Comparison Table: Seven Dishes at a Glance
| Dish | City | Best Stall | Price (VND) | Key Flavor |
|---|---|---|---|---|
| Bun cha | Hanoi | Bun Cha Huong Lien | 50,000 | Char-grilled pork + sweet fish sauce broth |
| Banh xeo | Ho Chi Minh City | Banh Xeo 46A | 30,000 | Coconut milk batter + crispy texture |
| Cao lau | Hoi An | Cao Lau Thanh | 35,000 | Chewy noodles + five-spice pork |
| Com tam | Ho Chi Minh City | Com Tam Moc | 45,000 | Charcoal-grilled pork + broken rice |
| Goi cuon | Ho Chi Minh City | Banh Mi Huynh Hoa | 25,000 | Fresh shrimp + hoisin peanut dip |
| Bun bo Hue | Ho Chi Minh City | Bun Bo Hue 14A | 50,000 | Spicy lemongrass broth + shrimp paste |
| Che ba ba | Hanoi | Che Bon | 15,000 | Warm coconut milk + taro |
Three Mistakes That Ruin Your Street Food Experience
Mistake one: eating at the wrong time. Bun cha is a lunch dish. Banh xeo is dinner. Pho is morning. If you show up at 4 PM wanting bun cha, the pork has been sitting out for hours. Go when locals go.
Mistake two: skipping the herbs. Every dish in Vietnam comes with a pile of raw greens. Those are not garnish. They’re part of the dish. The mint, perilla, and Vietnamese balm cut through the fat and salt. Eat them.
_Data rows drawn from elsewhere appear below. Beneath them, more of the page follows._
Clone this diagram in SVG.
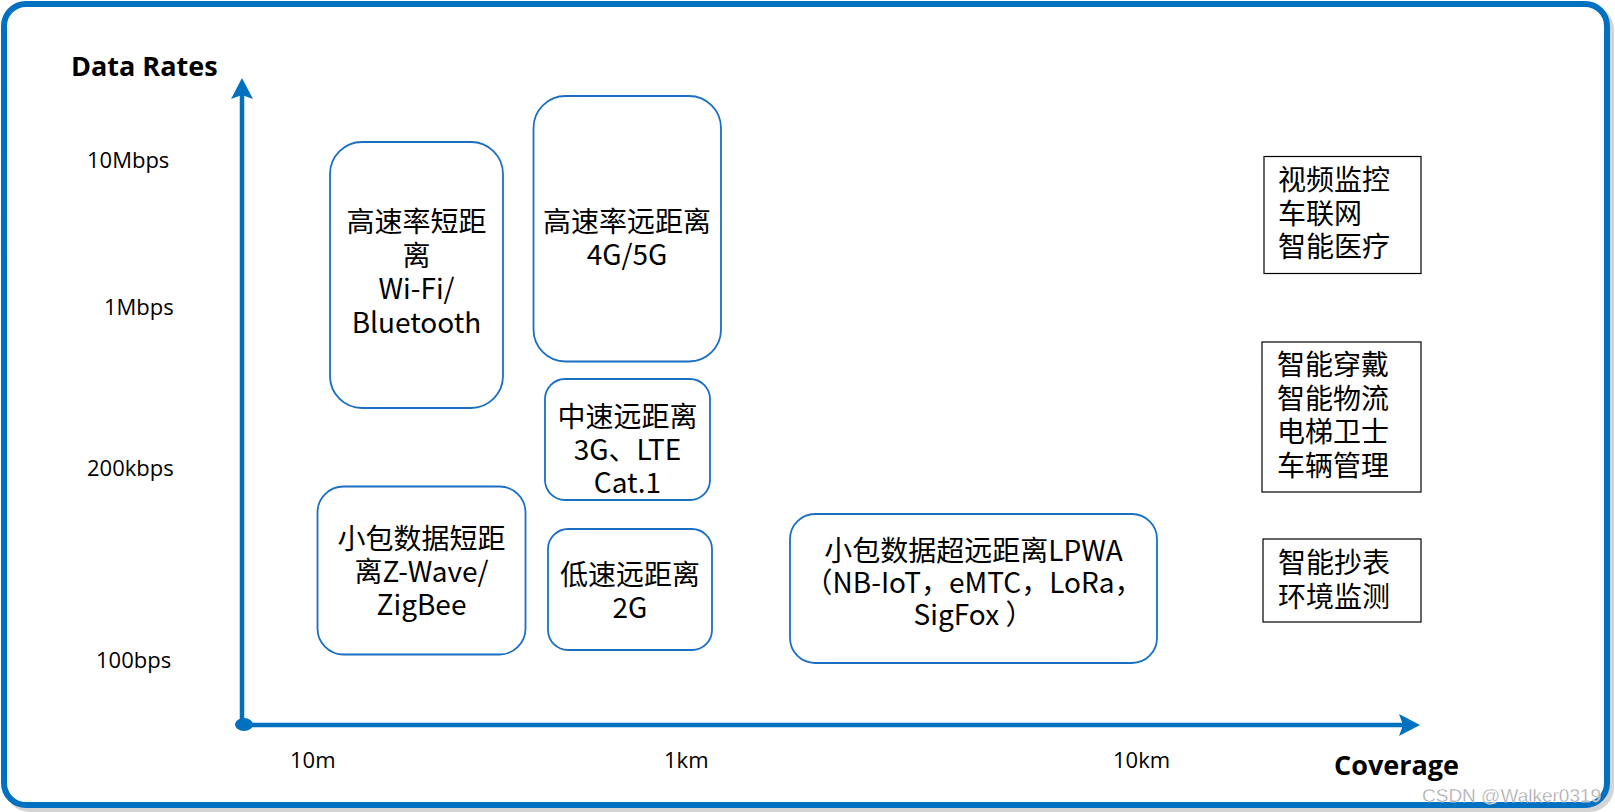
<svg xmlns="http://www.w3.org/2000/svg" width="1615" height="812" viewBox="0 0 1615 812">
<defs>
<style>
.frame{fill:none;stroke:#0070C0;stroke-width:6}
.shadow{fill:none;stroke:#d4d4d4;stroke-width:6}
.axis{stroke:#0070C0;stroke-width:4.5;fill:none}
.node{fill:#fff;stroke:#1a6fc2;stroke-width:1.8}
.app{fill:#fff;stroke:#000;stroke-width:1.2}
.t{font-family:"Noto Sans CJK SC","Noto Sans",sans-serif;font-size:28px;fill:#000}
.c{text-anchor:middle}
.lab{font-family:"Open Sans","Noto Sans",sans-serif;font-size:22px;fill:#000}
.title{font-family:"Open Sans","Noto Sans",sans-serif;font-size:27px;font-weight:bold;fill:#000}
.wm{font-family:"Liberation Sans",Arial,sans-serif;font-size:19px;fill:#a3a3a3;stroke:#fff;stroke-width:0.4}
</style>
<marker id="arr" markerUnits="userSpaceOnUse" markerWidth="22" markerHeight="22" refX="4" refY="11" orient="auto">
<path d="M0,0 L21,11 L0,22 L4,11 Z" fill="#0070C0"/>
</marker>
</defs>
<rect width="1615" height="812" fill="#fff"/>
<rect class="shadow" x="8" y="8" width="1603" height="801" rx="22"/>
<rect x="4" y="4" width="1603" height="801" rx="22" fill="#fff"/>
<rect class="frame" x="4" y="4" width="1603" height="801" rx="22"/>

<g id="axes-labels">
<text class="title" x="71" y="76">Data Rates</text>
<text class="title" x="1334" y="775">Coverage</text>
<text class="lab" x="87" y="168">10Mbps</text>
<text class="lab" x="104" y="315">1Mbps</text>
<text class="lab" x="87" y="476">200kbps</text>
<text class="lab" x="96" y="668">100bps</text>
<text class="lab" x="290" y="768">10m</text>
<text class="lab" x="664" y="768">1km</text>
<text class="lab" x="1113" y="768">10km</text>
</g>

<g id="connectors">
<line class="axis" x1="242" y1="724" x2="242" y2="95" marker-end="url(#arr)"/>
<line class="axis" x1="242" y1="725" x2="1403" y2="725" marker-end="url(#arr)"/>
<ellipse cx="244" cy="724.5" rx="9" ry="6.5" fill="#0070C0"/>
</g>

<g id="high-short">
<rect class="node" x="330" y="142" width="173" height="266" rx="32"/>
<text class="t c" x="416.5" y="232">高速率短距</text>
<text class="t c" x="416.5" y="265.5">离</text>
<text class="t c" x="416.5" y="299">Wi-Fi/</text>
<text class="t c" x="416.5" y="333">Bluetooth</text>
</g>

<g id="high-long">
<rect class="node" x="533.5" y="96" width="187.5" height="265.5" rx="32"/>
<text class="t c" x="627" y="232">高速率远距离</text>
<text class="t c" x="627" y="265">4G/5G</text>
</g>

<g id="mid-long">
<rect class="node" x="545" y="379" width="165" height="121" rx="20"/>
<text class="t c" x="627.5" y="427">中速远距离</text>
<text class="t c" x="627.5" y="460">3G、LTE</text>
<text class="t c" x="627.5" y="493">Cat.1</text>
</g>

<g id="low-long">
<rect class="node" x="548" y="529" width="164" height="121" rx="20"/>
<text class="t c" x="630" y="585">低速远距离</text>
<text class="t c" x="630" y="618">2G</text>
</g>

<g id="small-short">
<rect class="node" x="317.5" y="486.5" width="208" height="168" rx="26"/>
<text class="t c" x="421.5" y="549">小包数据短距</text>
<text class="t c" x="421.5" y="582">离Z-Wave/</text>
<text class="t c" x="421.5" y="615">ZigBee</text>
</g>

<g id="lpwa">
<rect class="node" x="790" y="514" width="367" height="149" rx="25"/>
<text class="t c" x="973.5" y="561">小包数据超远距离LPWA</text>
<text class="t c" x="973.5" y="593">（NB-IoT，eMTC，LoRa，</text>
<text class="t c" x="973.5" y="625">SigFox ）</text>
</g>

<g id="app-high">
<rect class="app" x="1264" y="156.5" width="157" height="117"/>
<text class="t" x="1278" y="190">视频监控</text>
<text class="t" x="1278" y="224">车联网</text>
<text class="t" x="1278" y="257">智能医疗</text>
</g>

<g id="app-mid">
<rect class="app" x="1262" y="342" width="159" height="150"/>
<text class="t" x="1277" y="375">智能穿戴</text>
<text class="t" x="1277" y="409">智能物流</text>
<text class="t" x="1277" y="442">电梯卫士</text>
<text class="t" x="1277" y="476">车辆管理</text>
</g>

<g id="app-low">
<rect class="app" x="1263" y="539" width="158" height="83"/>
<text class="t" x="1278" y="573">智能抄表</text>
<text class="t" x="1278" y="607">环境监测</text>
</g>

<text class="wm" x="1422" y="802">CSDN @Walker0319</text>
</svg>
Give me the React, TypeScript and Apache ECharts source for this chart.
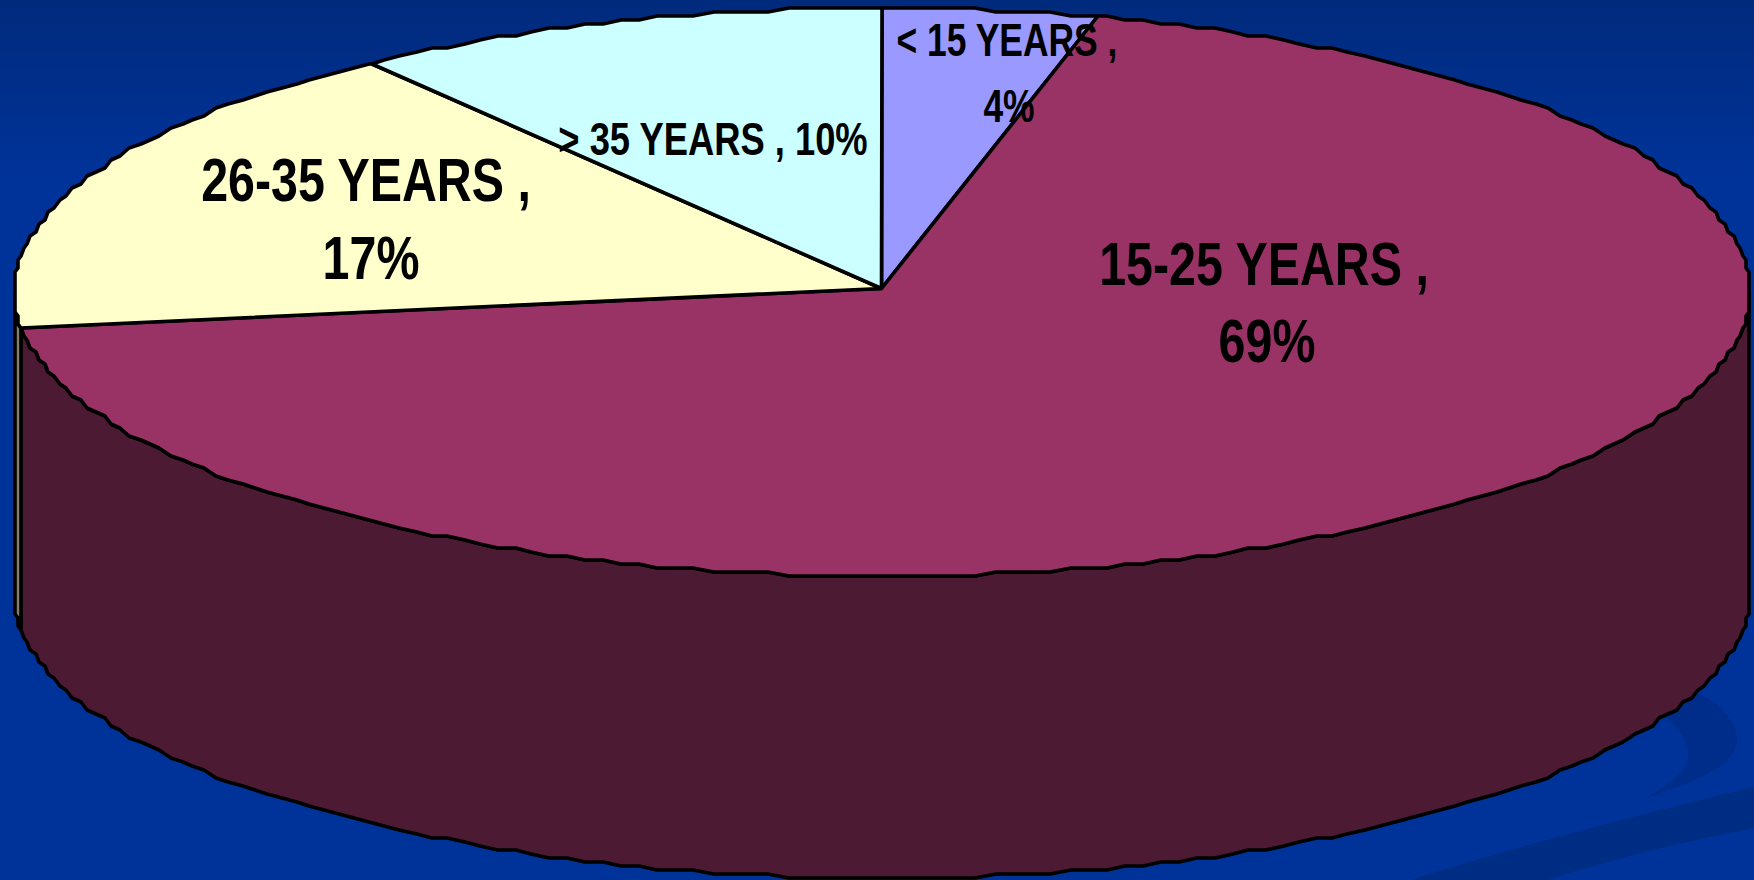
import React, { useEffect, useRef } from "react";
import * as echarts from "echarts";

// Age groups and their shares, clockwise from twelve o'clock.
const ageGroups = ["< 15 YEARS", "15-25 YEARS", "26-35 YEARS", "> 35 YEARS"];
const shares = [4, 69, 17, 10];
const labelBreaks = [true, true, true, false];

const topColors = ["#9999ff", "#993366", "#ffffcc", "#ccffff"];
const sideColors = ["#4d4d80", "#4c1b33", "#808066", "#668080"];

const WIDTH = 1754;
const HEIGHT = 880;

// Tilted disc geometry.
const CX = 882;
const CY = 292;
const RX = 868;
const RY = 284;
const APEX = { x: 881.5, y: 288.5 };
const DEPTH = 302;

const labelPlacement = [
  { x: 1007, y: 40, size: 46, squeeze: 0.77, gap: 66, shift: 2 },
  { x: 1264, y: 264, size: 62, squeeze: 0.78, gap: 77, shift: 3 },
  { x: 366, y: 180, size: 62, squeeze: 0.78, gap: 78, shift: 5 },
  { x: 713, y: 139, size: 46, squeeze: 0.79, gap: 0, shift: 0 },
];

echarts.graphic.registerShape(
  "bgBand",
  echarts.graphic.extendPath(
    "M1410 880 C1520 845 1640 815 1754 787 L1754 828 C1680 842 1610 860 1547 880 Z",
    {}
  )
);
echarts.graphic.registerShape(
  "bgCrescent",
  echarts.graphic.extendPath(
    "M1643 799 C1700 780 1737 765 1737 740 C1737 720 1720 703 1697 693 L1667 718 C1680 730 1688 742 1688 755 C1688 772 1665 788 1643 799 Z",
    {}
  )
);

// Rim coordinates step slightly, which gives the edge its coarse outline.
function rimPoint(deg: number): number[] {
  const t = (deg * Math.PI) / 180;
  const x = CX + RX * Math.sin(t);
  const y = CY - RY * Math.cos(t);
  return [Math.round(x / 3) * 3, Math.round(y / 4) * 4];
}

function rimArc(from: number, to: number): number[][] {
  const step = 1.25;
  const pts: number[][] = [rimPoint(from)];
  let a = Math.ceil(from / step + 1e-6) * step;
  while (a < to) {
    pts.push(rimPoint(a));
    a += step;
  }
  pts.push(rimPoint(to));
  return pts;
}

const total = shares.reduce((s, v) => s + v, 0);

function sliceAngles(index: number): [number, number] {
  let sum = 0;
  for (let i = 0; i < index; i++) sum += shares[i];
  const a0 = (sum / total) * 360;
  return [a0, a0 + (shares[index] / total) * 360];
}

const outline = { stroke: "#000000", lineWidth: 3.6, lineJoin: "round" as const };

function labelLine(i: number, text: string, dx: number, dy: number) {
  const place = labelPlacement[i];
  return {
    type: "text",
    z2: 10,
    x: place.x + dx,
    y: place.y + dy,
    scaleX: place.squeeze,
    style: {
      text,
      fill: "#000000",
      font: `bold ${place.size}px "Liberation Sans", Arial, sans-serif`,
      align: "center",
      verticalAlign: "middle",
    },
  };
}

function renderSlice(params: any) {
  const i = params.dataIndex;
  const [a0, a1] = sliceAngles(i);
  const children: any[] = [];

  // Only the part of the wall facing the viewer is visible: 90° to 270°.
  const s0 = Math.max(a0, 90);
  const s1 = Math.min(a1, 270);
  if (s1 > s0) {
    const top = rimArc(s0, s1);
    const bottom = top
      .slice()
      .reverse()
      .map((p, k) => {
        // The left silhouette of the wall ends just above the base rim.
        const drop = k === 0 && s1 === 270 && s0 > 200 ? DEPTH + 20 : DEPTH;
        return [p[0], p[1] + drop];
      });
    children.push({
      type: "polygon",
      z2: 1,
      shape: { points: top.concat(bottom) },
      style: { fill: sideColors[i], ...outline },
    });
  }

  children.push({
    type: "polygon",
    z2: 2,
    shape: { points: [[APEX.x, APEX.y], ...rimArc(a0, a1)] },
    style: { fill: topColors[i], ...outline },
  });

  const place = labelPlacement[i];
  if (labelBreaks[i]) {
    children.push(labelLine(i, `${ageGroups[i]} ,`, 0, 0));
    children.push(labelLine(i, `${shares[i]}%`, place.shift, place.gap));
  } else {
    children.push(labelLine(i, `${ageGroups[i]} , ${shares[i]}%`, 0, 0));
  }

  return { type: "group", children };
}

export default function App() {
  const ref = useRef<HTMLDivElement>(null);

  useEffect(() => {
    const chart = echarts.init(ref.current, null, { renderer: "svg" });
    chart.setOption({
      animation: false,
      backgroundColor: {
        type: "linear",
        x: 0,
        y: 0,
        x2: 0,
        y2: 1,
        colorStops: [
          { offset: 0, color: "#002a7c" },
          { offset: 0.2, color: "#003399" },
          { offset: 1, color: "#003399" },
        ],
      },
      graphic: {
        elements: [
          { type: "bgBand", z: 0, style: { fill: "#002d84" } },
          { type: "bgCrescent", z: 0, style: { fill: "#002d8a" } },
        ],
      },
      series: [
        {
          type: "custom",
          coordinateSystem: "none",
          silent: true,
          clip: false,
          data: shares.map((v, i) => ({ name: ageGroups[i], value: v })),
          renderItem: renderSlice,
        },
      ],
    });
    return () => chart.dispose();
  }, []);

  return (
    <div
      ref={ref}
      style={{ position: "fixed", left: 0, top: 0, width: WIDTH, height: HEIGHT }}
    />
  );
}
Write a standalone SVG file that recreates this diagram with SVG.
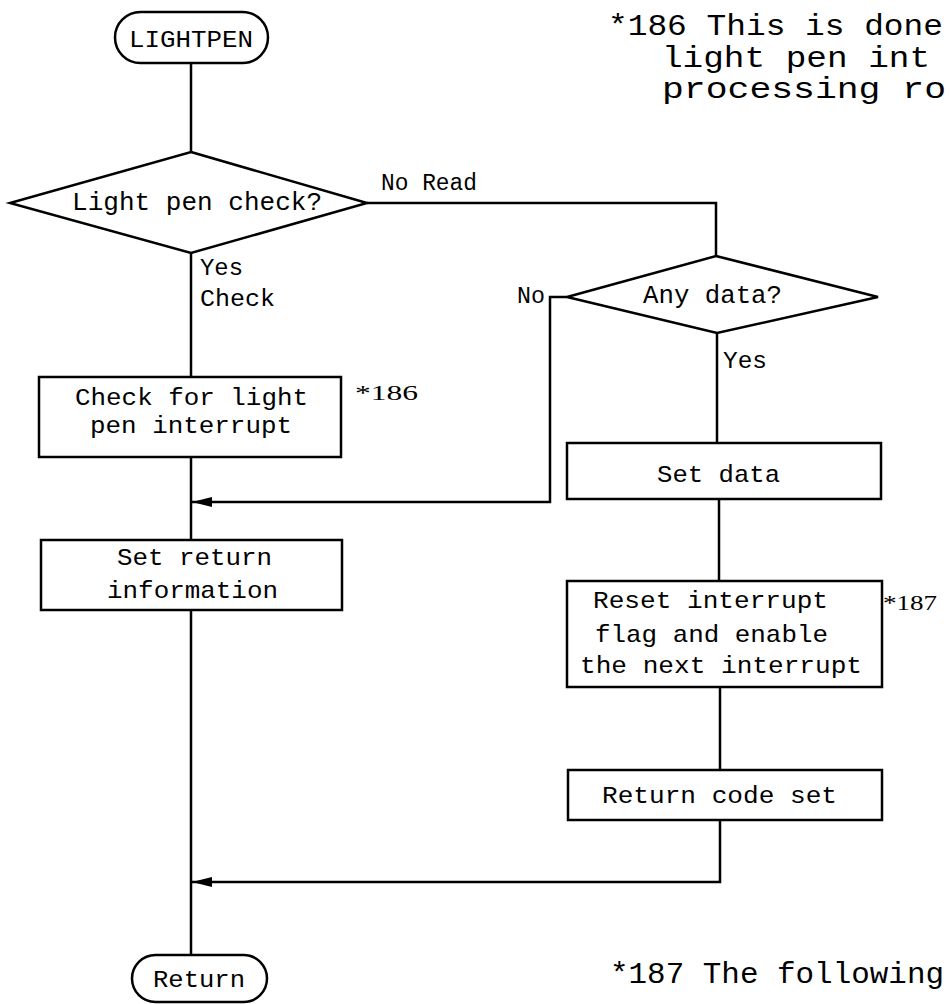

Mistake three: using too much sauce. Vietnamese food is already seasoned. Adding fish sauce, chili, or hoisin before tasting is an insult to the cook. Taste first. Then adjust.
You don’t need a guidebook for this. Walk down any residential street in Hanoi at 11 AM. Look for the stall with the most plastic stools. The one where the smoke is coming from a charcoal grill. Sit down. Point at what the person next to you is eating. That’s how you find the real food.